═══ MATERIAL PROVIDED

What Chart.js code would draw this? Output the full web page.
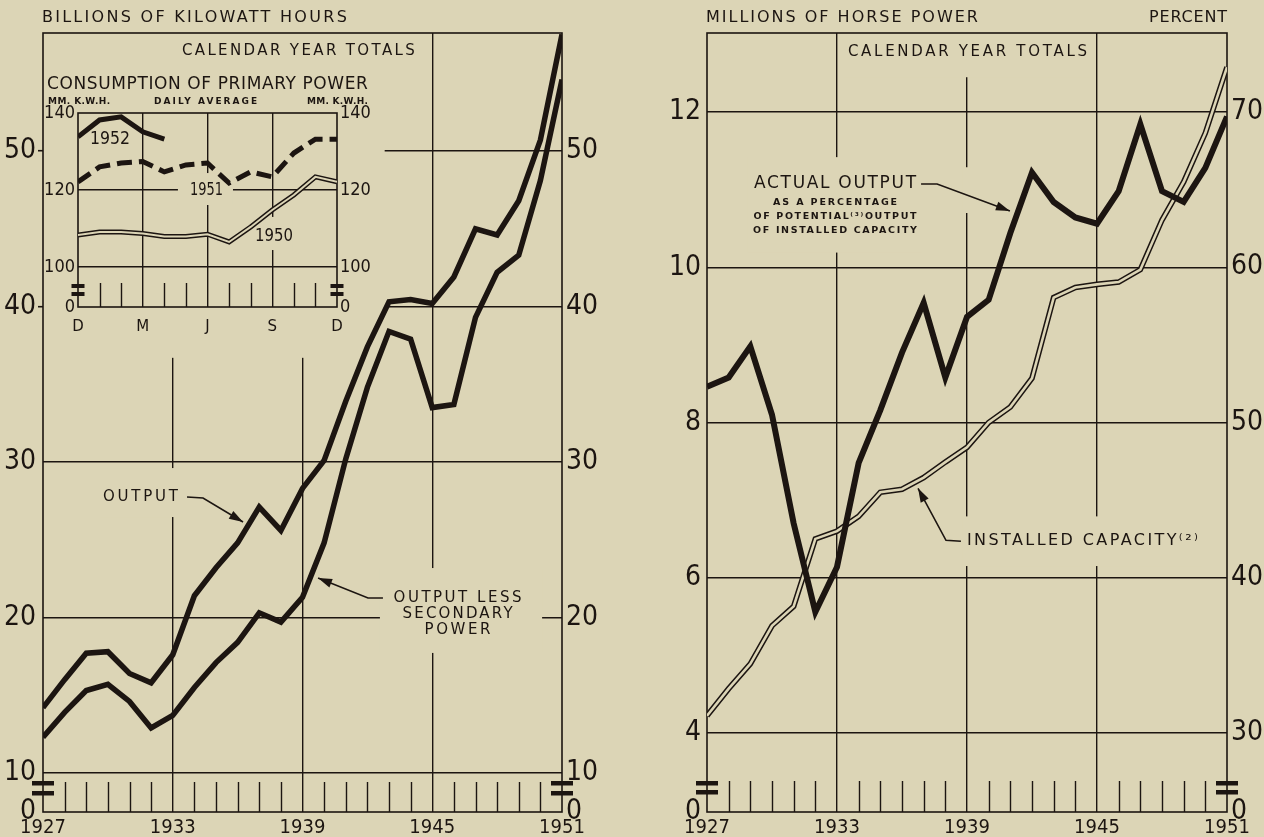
<!DOCTYPE html>
<html>
<head>
<meta charset="utf-8">
<title>Hydro power output and installed capacity</title>
<script src="https://cdn.jsdelivr.net/npm/chart.js@4.4.1/dist/chart.umd.min.js"></script>
<style>
  html, body { margin: 0; padding: 0; background: #dcd5b6; }
  #wrap { position: relative; width: 1264px; height: 837px; overflow: hidden; background: #dcd5b6; }
  canvas { position: absolute; }
  #left { left: 0; top: 0; }
  #inset { left: 0; top: 60px; }
  #right { left: 640px; top: 0; }
</style>
</head>
<body>
<div id="wrap">
  <canvas id="left" width="620" height="837"></canvas>
  <canvas id="inset" width="385" height="287"></canvas>
  <canvas id="right" width="624" height="837"></canvas>
</div>
<script>
const INK = '#1c1511';
const BG = '#dcd5b6';
const NUM_FONT = "'Liberation Sans Narrow', 'DejaVu Sans Condensed', 'Roboto Condensed', sans-serif";
const TXT_FONT = "'DejaVu Sans', Verdana, sans-serif";

// ---- data: calendar year totals ----
const years = [1927, 1928, 1929, 1930, 1931, 1932, 1933, 1934, 1935, 1936, 1937, 1938, 1939,
               1940, 1941, 1942, 1943, 1944, 1945, 1946, 1947, 1948, 1949, 1950, 1951];
const yearTicks = [1927, 1933, 1939, 1945, 1951];

// billions of kilowatt hours
const kwhTicks = [10, 20, 30, 40, 50];
const output = [14.2, 16.0, 17.7, 17.8, 16.4, 15.8, 17.6, 21.4, 23.2, 24.8, 27.1, 25.6, 28.3,
                30.1, 33.9, 37.4, 40.3, 40.45, 40.2, 41.9, 45.0, 44.6, 46.8, 50.7, 57.5];
const outputLessSecondary = [12.3, 13.9, 15.3, 15.7, 14.6, 12.9, 13.7, 15.5, 17.1, 18.4, 20.3, 19.7, 21.3,
                             24.8, 30.2, 34.8, 38.4, 37.9, 33.5, 33.7, 39.3, 42.2, 43.3, 48.1, 54.6];

// consumption of primary power, daily average, mm. k.w.h. (Dec .. Dec)
const months = ['D', 'J', 'F', 'M', 'A', 'M', 'J', 'J', 'A', 'S', 'O', 'N', 'D'];
const monthTicks = [0, 3, 6, 9, 12];
const dailyTicks = [100, 120, 140];
const daily1950 = [108.3, 109.1, 109.1, 108.7, 107.9, 107.9, 108.5, 106.5, 110.4, 114.8, 118.7, 123.4, 122.1];
const daily1951 = [122.1, 126.0, 127.0, 127.4, 124.7, 126.5, 127.0, 121.8, 124.7, 123.4, 129.6, 133.2, 133.2];
const daily1952 = [133.8, 138.2, 139.0, 135.1, 133.2];

// millions of horse power / percent
const hpTicks = [4, 6, 8, 10, 12];
const pctTicks = [30, 40, 50, 60, 70];
const installedCapacity = [4.22, 4.57, 4.89, 5.38, 5.63, 6.50, 6.60, 6.79, 7.10, 7.14, 7.29, 7.49, 7.68,
                           8.0, 8.2, 8.57, 9.61, 9.74, 9.78, 9.81, 9.97, 10.61, 11.1, 11.73, 12.58];
const actualOutputPct = [52.3, 52.9, 54.9, 50.5, 43.5, 37.8, 40.7, 47.4, 50.8, 54.5, 57.7, 52.9, 56.8,
                         57.9, 62.2, 66.1, 64.2, 63.2, 62.8, 64.9, 69.2, 64.9, 64.2, 66.4, 69.7];

const pts = (xs, ys) => ys.map((v, i) => ({ x: xs[i], y: v }));
const monthIdx = months.map((m, i) => i);

// text that is stretched (letter spacing) or squeezed to a given width
function fitText(ctx, str, cx, cy, width, font) {
  ctx.save();
  ctx.font = font;
  ctx.fillStyle = INK;
  ctx.textBaseline = 'middle';
  ctx.textAlign = 'left';
  const w = ctx.measureText(str).width;
  const n = Array.from(str).length;
  if (width > w && n > 1 && 'letterSpacing' in ctx) {
    ctx.letterSpacing = ((width - w) / (n - 1)).toFixed(2) + 'px';
    ctx.fillText(str, cx - width / 2, cy);
  } else if (width < w) {
    ctx.translate(cx - width / 2, cy);
    ctx.scale(width / w, 1);
    ctx.fillText(str, 0, 0);
  } else {
    ctx.fillText(str, cx - w / 2, cy);
  }
  ctx.restore();
}

// frame, minor ticks, axis breaks, labels and arrows
function makeDecor(conf) {
  return {
    id: 'decor',
    beforeDatasetsDraw(chart) {
      const { ctx, chartArea: a, scales } = chart;
      const X = v => scales.x.getPixelForValue(v);
      const Y = v => scales.y.getPixelForValue(v);
      ctx.save();
      ctx.fillStyle = BG;
      conf.boxes.forEach(b => {
        const x0 = X(b[0]), x1 = X(b[1]), y0 = Y(b[2]), y1 = Y(b[3]);
        ctx.fillRect(Math.min(x0, x1), Math.min(y0, y1), Math.abs(x1 - x0), Math.abs(y1 - y0));
      });
      ctx.strokeStyle = INK;
      ctx.lineWidth = 1.6;
      ctx.strokeRect(a.left, a.top, a.right - a.left, a.bottom - a.top);
      ctx.lineWidth = 1.4;
      ctx.beginPath();
      conf.minor.forEach(v => {
        const x = Math.round(X(v)) + 0.5;
        ctx.moveTo(x, a.bottom);
        ctx.lineTo(x, a.bottom - conf.minorLen);
      });
      ctx.stroke();
      ctx.fillStyle = INK;
      [a.left, a.right].forEach(edge => {
        conf.brk.ys.forEach(off => {
          ctx.fillRect(edge - conf.brk.w / 2, a.bottom - off, conf.brk.w, conf.brk.h);
        });
      });
      ctx.restore();
    },
    afterDatasetsDraw(chart) {
      const { ctx, scales } = chart;
      const X = v => scales.x.getPixelForValue(v);
      const Y = v => scales.y.getPixelForValue(v);
      conf.labels.forEach(l => {
        const font = (l.bold ? 'bold ' : '') + l.size + 'px ' + (l.num ? NUM_FONT : TXT_FONT);
        fitText(ctx, l.t, X(l.x), Y(l.y), l.w, font);
      });
      ctx.save();
      ctx.strokeStyle = INK;
      ctx.fillStyle = INK;
      ctx.lineWidth = 1.6;
      conf.arrows.forEach(path => {
        const p = path.map(q => [X(q[0]), Y(q[1])]);
        ctx.beginPath();
        p.forEach((q, i) => (i ? ctx.lineTo(q[0], q[1]) : ctx.moveTo(q[0], q[1])));
        ctx.stroke();
        const [tx, ty] = p[p.length - 1];
        const [fx, fy] = p[p.length - 2];
        const ang = Math.atan2(ty - fy, tx - fx);
        const L = 14, H = 4.5;
        ctx.beginPath();
        ctx.moveTo(tx, ty);
        ctx.lineTo(tx - L * Math.cos(ang) + H * Math.sin(ang), ty - L * Math.sin(ang) - H * Math.cos(ang));
        ctx.lineTo(tx - L * Math.cos(ang) - H * Math.sin(ang), ty - L * Math.sin(ang) + H * Math.cos(ang));
        ctx.closePath();
        ctx.fill();
      });
      ctx.restore();
    }
  };
}

function yAxis(position, min, max, ticks, o) {
  return {
    type: 'linear', position, min, max,
    afterBuildTicks: s => { s.ticks = [min].concat(ticks).map(v => ({ value: v })); },
    afterFit: s => { s.width = o.width; },
    border: { display: false },
    grid: {
      display: o.grid,
      color: c => (c.tick && c.tick.value > min && c.tick.value < max) ? INK : 'transparent',
      lineWidth: 1.4,
      drawTicks: !!o.tickLen,
      tickLength: o.tickLen || 0,
      tickWidth: 1.6,
      tickColor: c => (o.tickOn && c.tick && o.tickOn(c.tick.value)) ? INK : 'transparent'
    },
    ticks: {
      autoSkip: false, color: INK, padding: o.pad,
      font: { family: NUM_FONT, size: o.size },
      callback: v => (v === min ? '0' : String(v))
    }
  };
}

function xAxis(min, max, ticks, o) {
  return {
    type: 'linear', min, max,
    afterBuildTicks: s => { s.ticks = ticks.map(v => ({ value: v })); },
    afterFit: s => { s.height = o.height; },
    border: { display: false },
    grid: {
      color: c => (c.tick && c.tick.value > min && c.tick.value < max) ? INK : 'transparent',
      lineWidth: 1.4, drawTicks: false
    },
    ticks: {
      autoSkip: false, maxRotation: 0, color: INK, padding: o.pad,
      font: { family: o.family, size: o.size, weight: o.weight },
      callback: o.label
    }
  };
}

const base = {
  responsive: false,
  animation: false,
  events: [],
  devicePixelRatio: 1,
  plugins: { legend: { display: false }, tooltip: { enabled: false } },
  elements: { point: { radius: 0 }, line: { tension: 0, borderJoinStyle: 'miter', borderCapStyle: 'butt' } }
};

const minorYears = years.filter(y => !yearTicks.includes(y));

// ---------- left: billions of kilowatt hours ----------
const kwhMin = 7.49, kwhMax = 57.59;
new Chart(document.getElementById('left'), {
  type: 'line',
  data: {
    datasets: [
      { data: pts(years, output), borderColor: INK, borderWidth: 5.5 },
      { data: pts(years, outputLessSecondary), borderColor: INK, borderWidth: 5.5 }
    ]
  },
  options: {
    ...base,
    layout: { padding: { top: 33, left: 0, right: 0, bottom: 0 } },
    scales: {
      x: xAxis(1927, 1951, yearTicks, { height: 25, pad: 4, size: 20, family: NUM_FONT, label: v => String(v) }),
      y: yAxis('left', kwhMin, kwhMax, kwhTicks, { width: 43, grid: true, pad: 2, size: 28, tickLen: 5, tickOn: v => v >= 40 }),
      y2: yAxis('right', kwhMin, kwhMax, kwhTicks, { width: 58, grid: false, pad: 4, size: 28 })
    }
  },
  plugins: [makeDecor({
    boxes: [
      [1927, 1942.8, kwhMax, 36.7],
      [1933.24, 1944.39, 57.4, 55.47],
      [1929.59, 1933.43, 29.61, 26.46],
      [1942.58, 1950.08, 23.18, 17.72]
    ],
    minor: minorYears, minorLen: 30,
    brk: { w: 22, h: 4.5, ys: [31, 21] },
    labels: [
      { t: 'BILLIONS OF KILOWATT HOURS', x: 1934.0, y: 58.55, w: 305, size: 16 },
      { t: 'CALENDAR YEAR TOTALS', x: 1938.81, y: 56.43, w: 233, size: 15 },
      { t: 'OUTPUT', x: 1931.51, y: 27.75, w: 75, size: 15 },
      { t: 'OUTPUT LESS', x: 1946.17, y: 21.25, w: 128, size: 15 },
      { t: 'SECONDARY', x: 1946.17, y: 20.22, w: 110, size: 15 },
      { t: 'POWER', x: 1946.17, y: 19.2, w: 66, size: 15 }
    ],
    arrows: [
      [[1933.66, 27.75], [1934.4, 27.68], [1936.25, 26.14]],
      [[1942.72, 21.25], [1942.03, 21.25], [1939.72, 22.54]]
    ]
  })]
});

// ---------- inset: consumption of primary power ----------
const dayMin = 89.6, dayMax = 140;
new Chart(document.getElementById('inset'), {
  type: 'line',
  data: {
    datasets: [
      { data: pts(monthIdx, daily1952), borderColor: INK, borderWidth: 5, order: 0 },
      { data: pts(monthIdx, daily1951), borderColor: INK, borderWidth: 5, borderDash: [15, 7], order: 1 },
      { data: pts(monthIdx, daily1950), borderColor: BG, borderWidth: 2, order: 2 },
      { data: pts(monthIdx, daily1950), borderColor: INK, borderWidth: 5, order: 3 }
    ]
  },
  options: {
    ...base,
    layout: { padding: { top: 53, left: 0, right: 0, bottom: 0 } },
    scales: {
      x: xAxis(0, 12, monthTicks, { height: 40, pad: 11, size: 15, family: TXT_FONT, label: v => months[v] }),
      y: yAxis('left', dayMin, dayMax, dailyTicks, { width: 78, grid: true, pad: 3, size: 18 }),
      y2: yAxis('right', dayMin, dayMax, dailyTicks, { width: 48, grid: false, pad: 3, size: 18 })
    }
  },
  plugins: [makeDecor({
    boxes: [
      [4.63, 7.18, 124.4, 116.1],
      [8.2, 9.96, 113.0, 104.4]
    ],
    minor: monthIdx.filter(m => !monthTicks.includes(m)), minorLen: 24,
    brk: { w: 13, h: 4, ys: [23, 15] },
    labels: [
      { t: 'CONSUMPTION OF PRIMARY POWER', x: 6.0, y: 147.27, w: 321, size: 17 },
      { t: 'MM. K.W.H.', x: 0.05, y: 142.86, w: 62, size: 9, bold: true },
      { t: 'DAILY AVERAGE', x: 5.91, y: 142.86, w: 103, size: 9, bold: true },
      { t: 'MM. K.W.H.', x: 12.02, y: 142.86, w: 61, size: 9, bold: true },
      { t: '1952', x: 1.48, y: 133.25, w: 40, size: 18, num: true },
      { t: '1951', x: 5.95, y: 120, w: 33, size: 18, num: true },
      { t: '1950', x: 9.08, y: 108.05, w: 38, size: 18, num: true }
    ],
    arrows: []
  })]
});

// ---------- right: millions of horse power / percent ----------
const hpMin = 2.98, hpMax = 13.02, pctMin = 24.92, pctMax = 75.08;
new Chart(document.getElementById('right'), {
  type: 'line',
  data: {
    datasets: [
      { data: pts(years, actualOutputPct), yAxisID: 'y2', borderColor: INK, borderWidth: 6, order: 0 },
      { data: pts(years, installedCapacity), yAxisID: 'y', borderColor: BG, borderWidth: 2.6, order: 1 },
      { data: pts(years, installedCapacity), yAxisID: 'y', borderColor: INK, borderWidth: 5.6, order: 2 }
    ]
  },
  options: {
    ...base,
    layout: { padding: { top: 33, left: 0, right: 0, bottom: 0 } },
    scales: {
      x: xAxis(1927, 1951, yearTicks, { height: 25, pad: 4, size: 20, family: NUM_FONT, label: v => String(v) }),
      y: yAxis('left', hpMin, hpMax, hpTicks, { width: 67, grid: true, pad: 6, size: 28 }),
      y2: yAxis('right', pctMin, pctMax, pctTicks, { width: 37, grid: false, pad: 4, size: 28 })
    }
  },
  plugins: [makeDecor({
    boxes: [
      [1933.28, 1944.77, 13.02, 12.45],
      [1928.89, 1936.92, 11.42, 10.19],
      [1938.77, 1939.14, 11.29, 10.70],
      [1938.77, 1949.89, 6.79, 6.15]
    ],
    minor: minorYears, minorLen: 31,
    brk: { w: 22, h: 4.5, ys: [31, 22] },
    labels: [
      { t: 'MILLIONS OF HORSE POWER', x: 1933.23, y: 13.21, w: 272, size: 16 },
      { t: 'PERCENT', x: 1949.2, y: 13.21, w: 78, size: 16 },
      { t: 'CALENDAR YEAR TOTALS', x: 1939.02, y: 12.78, w: 239, size: 15 },
      { t: 'ACTUAL OUTPUT', x: 1932.91, y: 11.074, w: 162, size: 17 },
      { t: 'AS A PERCENTAGE', x: 1932.91, y: 10.83, w: 124, size: 9.5, bold: true },
      { t: 'OF POTENTIAL\u207D\u00B3\u207EOUTPUT', x: 1932.91, y: 10.65, w: 163, size: 9.5, bold: true },
      { t: 'OF INSTALLED CAPACITY', x: 1932.91, y: 10.47, w: 164, size: 9.5, bold: true },
      { t: 'INSTALLED CAPACITY\u207D\u00B2\u207E', x: 1944.33, y: 6.47, w: 231, size: 16 }
    ],
    arrows: [
      [[1936.88, 11.074], [1937.62, 11.074], [1940.98, 10.727]],
      [[1938.72, 6.469], [1938.03, 6.482], [1936.74, 7.151]]
    ]
  })]
});
</script>
</body>
</html>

══════

• **PROBLEM**
Write out nothing but the lines from the start of the data through the line with "const yearTicks = [1927, 1933, 1939, 1945, 1951];". Leave out the pictures.

• **EXERCISE SOLUTION**
What Chart.js code would draw this? Output the full web page.
<!DOCTYPE html>
<html>
<head>
<meta charset="utf-8">
<title>Hydro power output and installed capacity</title>
<script src="https://cdn.jsdelivr.net/npm/chart.js@4.4.1/dist/chart.umd.min.js"></script>
<style>
  html, body { margin: 0; padding: 0; background: #dcd5b6; }
  #wrap { position: relative; width: 1264px; height: 837px; overflow: hidden; background: #dcd5b6; }
  canvas { position: absolute; }
  #left { left: 0; top: 0; }
  #inset { left: 0; top: 60px; }
  #right { left: 640px; top: 0; }
</style>
</head>
<body>
<div id="wrap">
  <canvas id="left" width="620" height="837"></canvas>
  <canvas id="inset" width="385" height="287"></canvas>
  <canvas id="right" width="624" height="837"></canvas>
</div>
<script>
const INK = '#1c1511';
const BG = '#dcd5b6';
const NUM_FONT = "'Liberation Sans Narrow', 'DejaVu Sans Condensed', 'Roboto Condensed', sans-serif";
const TXT_FONT = "'DejaVu Sans', Verdana, sans-serif";

// ---- data: calendar year totals ----
const years = [1927, 1928, 1929, 1930, 1931, 1932, 1933, 1934, 1935, 1936, 1937, 1938, 1939,
               1940, 1941, 1942, 1943, 1944, 1945, 1946, 1947, 1948, 1949, 1950, 1951];
const yearTicks = [1927, 1933, 1939, 1945, 1951];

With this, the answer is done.